Social care has become increasingly unaffordable for these struggling families, the NHS is starting to charge for treatment as it undergoes a stealth privatization, they have fewer opportunities for upskilling in order to raise their incomes, and so on. This while their wages are stagnant even as the cost of living is increasing for them.
“Austerity” always was a hoax attempting to magic the banking-induced crisis of 2007-2009 into a crisis of the welfare system.
It has nothing to do with the “deficit”— if it did, Cameron and Osborne would have serious steps to reduce the “deficit”, instead they chose policies that increased it.
And indeed, UK public sector debt has risen since 2010– according to the Office of National Statistics, from 60% of GDP in January 2010 to 85.3% in January 2017.
The Tories and their banker pals are determined to make ordinary UK citizens pay for the bankers’ mistakes with reduced wages and pensions, reduced health care, reduced education opportunities, reduced real employment (job “growth” is largely confined to “bullshit” jobs or McJobs), and reduced social services.
Their public position is that ordinary UK citizens are “living beyond their means”, thereby using this as a subterfuge to get the ordinary citizen to pay for the bankers’ fecklessness and criminality.
So far, no politician from any party has stood up and said it is the stock-portfolio class, and not ordinary Ukanians, who live beyond the Ukay’s means!
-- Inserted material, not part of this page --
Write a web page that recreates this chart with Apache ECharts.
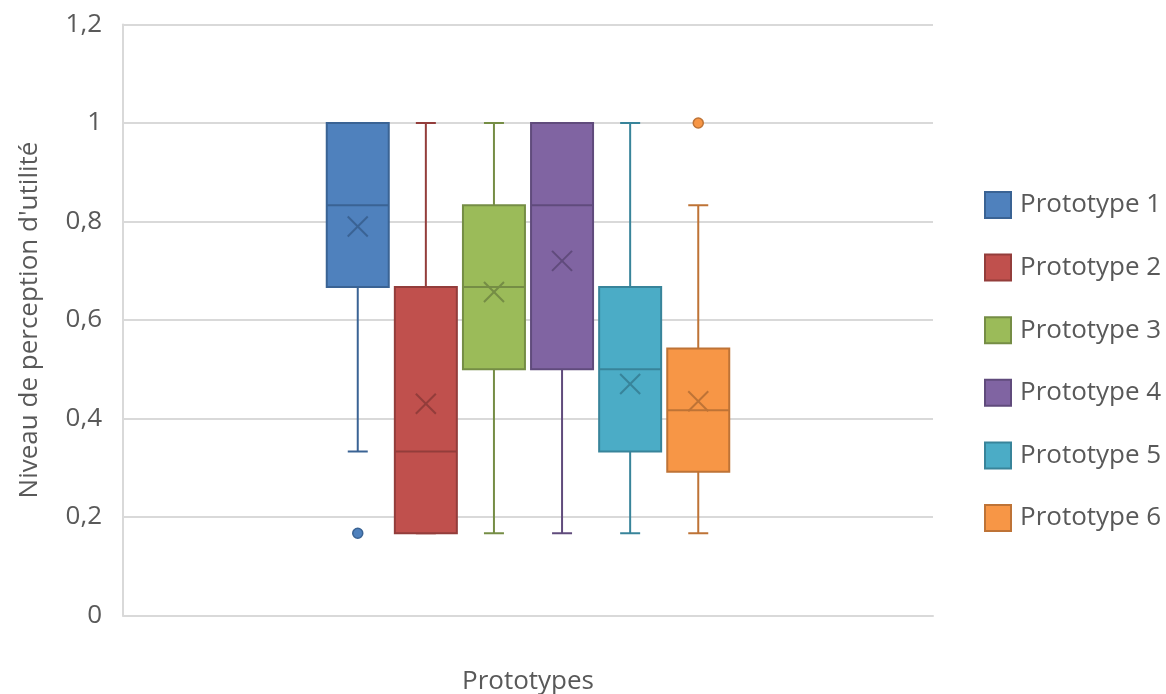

With the ideological dragooning supplied in endless doses by the rightwing tabloids, the “slackers” and “scroungers” always seem to be the not so well-off or totally indigent, as opposed to predatory bankers and avaricious landlords. The former tend not to vote under the present electoral system because nothing really changes for them come election-time, while the latter make a point of donating generously to the Tories in order to safeguard their gravy trains.